The currency halted two weeks of gains after Irish Foreign Minister Simon Coveney said the “mood music” has improved yet there is still “quite a wide gap” between the U.K. and European Union. Sterling had been closing in on its longest run of weekly increases since January after Sky News reported Thursday that Juncker thinks a deal can be reached by the Oct. 31 deadline.

Pound traders are hanging on every word from both sides as they try to ascertain if an economically damaging crash-out scenario can be averted. Negotiations around Brexit have been stuck for months with little sign of movement as the October deadline looms for the U.K. to leave the EU.

“The pound could have more to gain on the upside over the short-term,” said Derek Halpenny, the head of markets research at MUFG, adding the bank remained skeptical until it hears supportive comments from Brussels on any U.K. proposals. “We certainly have to acknowledge there might be something in this but equally this could so easily be much ado about nothing.”

The pound was down 0.2% at $1.2501 by 13:12 p.m. in London, after touching the highest since July 15. It’s the best performer among peers this month, with a 2.9% rally.

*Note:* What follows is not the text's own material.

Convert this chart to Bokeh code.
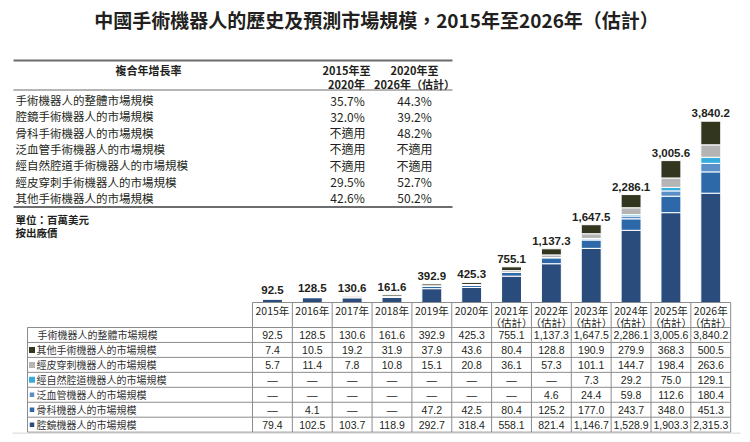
from bokeh.plotting import figure
from bokeh.models import Range1d, ColumnDataSource
from bokeh.core.properties import value
from bokeh.embed import file_html
from bokeh.resources import INLINE

# ---------------- data ----------------
title = "中國手術機器人的歷史及預測市場規模，2015年至2026年（估計）"
years = ["2015年", "2016年", "2017年", "2018年", "2019年", "2020年",
         "2021年", "2022年", "2023年", "2024年", "2025年", "2026年"]
estimated = [False] * 6 + [True] * 6
total = [92.5, 128.5, 130.6, 161.6, 392.9, 425.3, 755.1, 1137.3, 1647.5, 2286.1, 3005.6, 3840.2]
other = [7.4, 10.5, 19.2, 31.9, 37.9, 43.6, 80.4, 128.8, 190.9, 279.9, 368.3, 500.5]
percutaneous = [5.7, 11.4, 7.8, 10.8, 15.1, 20.8, 36.1, 57.3, 101.1, 144.7, 198.4, 263.6]
natural_orifice = [None, None, None, None, None, None, None, None, 7.3, 29.2, 75.0, 129.1]
panvascular = [None, None, None, None, None, None, None, 4.6, 24.4, 59.8, 112.6, 180.4]
orthopedic = [None, 4.1, None, None, 47.2, 42.5, 80.4, 125.2, 177.0, 243.7, 348.0, 451.3]
laparoscopic = [79.4, 102.5, 103.7, 118.9, 292.7, 318.4, 558.1, 821.4, 1146.7, 1528.9, 1903.3, 2315.3]

row_labels = ["手術機器人的整體市場規模", "其他手術機器人的市場規模", "經皮穿刺機器人的市場規模",
              "經自然腔道機器人的市場規模", "泛血管機器人的市場規模", "骨科機器人的市場規模",
              "腔鏡機器人的市場規模"]

cagr_header = "複合年增長率"
cagr_period_a = ["2015年至", "2020年"]
cagr_period_b = ["2020年至", "2026年（估計）"]
cagr_labels = ["手術機器人的整體市場規模", "腔鏡手術機器人的市場規模", "骨科手術機器人的市場規模",
               "泛血管手術機器人的市場規模", "經自然腔道手術機器人的市場規模",
               "經皮穿刺手術機器人的市場規模", "其他手術機器人的市場規模"]
cagr_2015_2020 = ["35.7%", "32.0%", "不適用", "不適用", "不適用", "29.5%", "42.6%"]
cagr_2020_2026 = ["44.3%", "39.2%", "48.2%", "不適用", "不適用", "52.7%", "50.2%"]
unit_note = ["單位：百萬美元", "按出廠價"]

# ---------------- style ----------------
C_LAP = "#2a4c7d"
C_ORTHO = "#2d69a8"
C_PAN = "#5b8fc7"
C_NAT = "#38acdc"
C_PERC = "#b4b4b4"
C_OTHER = "#33361f"
TXT = "#231f20"
CJK = "Noto Sans CJK TC"
LAT = "Liberation Sans"

W, H = 750, 442
p = figure(width=W, height=H, output_backend="svg", toolbar_location=None,
           x_range=Range1d(0, W), y_range=Range1d(H, 0),
           min_border=0, outline_line_color=None)
p.axis.visible = False
p.grid.visible = False
p.background_fill_color = "white"
p.border_fill_color = "white"

# layout of the chart / table
COL0, COLW = 252.0, 39.85
BASE_Y, TOP_Y = 302.0, 120.7
PX_PER_UNIT = (BASE_Y - TOP_Y) / max(total)
p.extra_x_ranges = {"col": Range1d((0 - COL0) / COLW - 0.5, (W - COL0) / COLW - 0.5)}
p.extra_y_ranges = {"val": Range1d((BASE_Y - H) / PX_PER_UNIT, (BASE_Y - 0) / PX_PER_UNIT)}

# ---------------- title ----------------
p.text(x=[376], y=[19], text=[title], text_align="center", text_baseline="middle",
       text_font=value(CJK), text_font_style="bold", text_font_size="19px", text_color=TXT)

# ---------------- CAGR table ----------------
TL, TR = 13, 452
p.segment(x0=[TL], y0=[60], x1=[TR], y1=[60], line_color="#6d6d6d", line_width=2)
p.segment(x0=[TL], y0=[89.5], x1=[TR], y1=[89.5], line_color="#6d6d6d", line_width=1.2)
p.segment(x0=[TL], y0=[206.5], x1=[TR], y1=[206.5], line_color="#6d6d6d", line_width=2)
p.text(x=[148], y=[69], text=[cagr_header], text_align="center", text_baseline="middle",
       text_font=value(CJK), text_font_style="bold", text_font_size="11px", text_color=TXT)
p.text(x=[346, 346], y=[69, 83], text=cagr_period_a, text_align="center", text_baseline="middle",
       text_font=value(CJK), text_font_style="bold", text_font_size="11px", text_color=TXT)
p.text(x=[414, 414], y=[69, 83], text=cagr_period_b, text_align="center", text_baseline="middle",
       text_font=value(CJK), text_font_style="bold", text_font_size="11px", text_color=TXT)
row_y = [99.5 + 16.3 * i for i in range(len(cagr_labels))]
p.text(x=[15] * len(cagr_labels), y=row_y, text=cagr_labels, text_align="left", text_baseline="middle",
       text_font=value(CJK), text_font_size="11.5px", text_color=TXT)
p.text(x=[347] * len(row_y), y=row_y, text=cagr_2015_2020, text_align="center", text_baseline="middle",
       text_font=value(CJK), text_font_size="12px", text_color=TXT)
p.text(x=[414] * len(row_y), y=row_y, text=cagr_2020_2026, text_align="center", text_baseline="middle",
       text_font=value(CJK), text_font_size="12px", text_color=TXT)
p.text(x=[15, 15], y=[219, 232], text=unit_note, text_align="left", text_baseline="middle",
       text_font=value(CJK), text_font_style="bold", text_font_size="10.5px", text_color=TXT)

# ---------------- stacked bars ----------------
z = lambda arr: [0.0 if v is None else v for v in arr]
src = ColumnDataSource(dict(
    i=list(range(len(years))), total=total,
    lap=z(laparoscopic), ortho=z(orthopedic), pan=z(panvascular),
    nat=z(natural_orifice), perc=z(percutaneous), oth=z(other),
    label=[f"{v:,.1f}" for v in total]))
p.vbar_stack(["lap", "ortho", "pan", "nat", "perc", "oth"], x="i", width=0.5, source=src,
             color=[C_LAP, C_ORTHO, C_PAN, C_NAT, C_PERC, C_OTHER],
             line_color="white", line_width=1,
             x_range_name="col", y_range_name="val")
p.text(x="i", y="total", text="label", source=src, x_range_name="col", y_range_name="val",
       text_align="center", text_baseline="bottom", y_offset=-4,
       text_font=value(LAT), text_font_style="bold", text_font_size="11.5px", text_color=TXT)

# ---------------- data table ----------------
n = len(years)
LINE = "#8c8c8c"
TBL_L = 27
HDR_B = 327.0
RH = 14.95
row_lines = [HDR_B + RH * k for k in range(len(row_labels) + 1)]
TBL_B = row_lines[-1]
TBL_R = COL0 + COLW * n
p.segment(x0=[TBL_L] * len(row_lines), y0=row_lines, x1=[TBL_R] * len(row_lines), y1=row_lines,
          line_color=LINE, line_width=1)
p.segment(x0=[COL0], y0=[BASE_Y], x1=[TBL_R], y1=[BASE_Y], line_color=LINE, line_width=1)
p.segment(x0=[TBL_L], y0=[HDR_B], x1=[TBL_L], y1=[TBL_B], line_color=LINE, line_width=1)
p.segment(x0=[TBL_L - 15], y0=[TBL_B + 1], x1=[TBL_R + 10], y1=[TBL_B + 1], line_color="#d5d5d5", line_width=1)
xb = [k - 0.5 for k in range(n + 1)]
p.segment(x0=xb, y0=[BASE_Y] * len(xb), x1=xb, y1=[TBL_B] * len(xb), x_range_name="col",
          line_color=LINE, line_width=1)

# header year labels
p.text(x=list(range(n)), y=[309.5] * n, text=years, x_range_name="col",
       text_align="center", text_baseline="middle",
       text_font=value(CJK), text_font_size="10.5px", text_color=TXT)
est_i = [k for k in range(n) if estimated[k]]
p.text(x=est_i, y=[321.5] * len(est_i), text=["（估計）"] * len(est_i), x_range_name="col",
       text_align="center", text_baseline="middle",
       text_font=value(CJK), text_font_size="10.5px", text_color=TXT)

# row labels with colour keys
row_mid = [HDR_B + RH * (k + 0.5) for k in range(len(row_labels))]
p.text(x=[37] + [36] * (len(row_labels) - 1), y=row_mid, text=row_labels,
       text_align="left", text_baseline="middle",
       text_font=value(CJK), text_font_size="10px", text_color="#333333")
key_colors = [C_OTHER, C_PERC, C_NAT, C_PAN, C_ORTHO, C_LAP]
key_sizes = [6, 6, 6, 4.5, 4.5, 4.5]
p.scatter(x=[31.5] * 6, y=row_mid[1:], marker="square", size=key_sizes,
          fill_color=key_colors, line_color=None)

# table values
series_rows = [total, other, percutaneous, natural_orifice, panvascular, orthopedic, laparoscopic]
vx, vy, vt = [], [], []
for r, arr in enumerate(series_rows):
    for k, v in enumerate(arr):
        vx.append(k)
        vy.append(row_mid[r])
        vt.append("—" if v is None else f"{v:,.1f}")
p.text(x=vx, y=vy, text=vt, x_range_name="col", text_align="center", text_baseline="middle",
       text_font=value(LAT), text_font_size="10.5px", text_color=TXT)

open("out.html", "w").write(file_html(p, INLINE))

The positive noise around efforts to forge a deal for now is just rhetoric that can be interpreted either way. Juncker himself said Wednesday that a risk of a no-deal Brexit was “palpable.”’

It’s “really unclear as to where things actually stand,” said Brendan McKenna, a foreign-exchange strategist at Wells Fargo (NYSE:WFC) Securities in New York.

Sterling could rise 5% if a deal is clinched, or tumble to parity with both the dollar and the euro if the U.K. crashes out of the bloc, according to Shamik Dhar, chief economist at BNY Mellon Investment Management.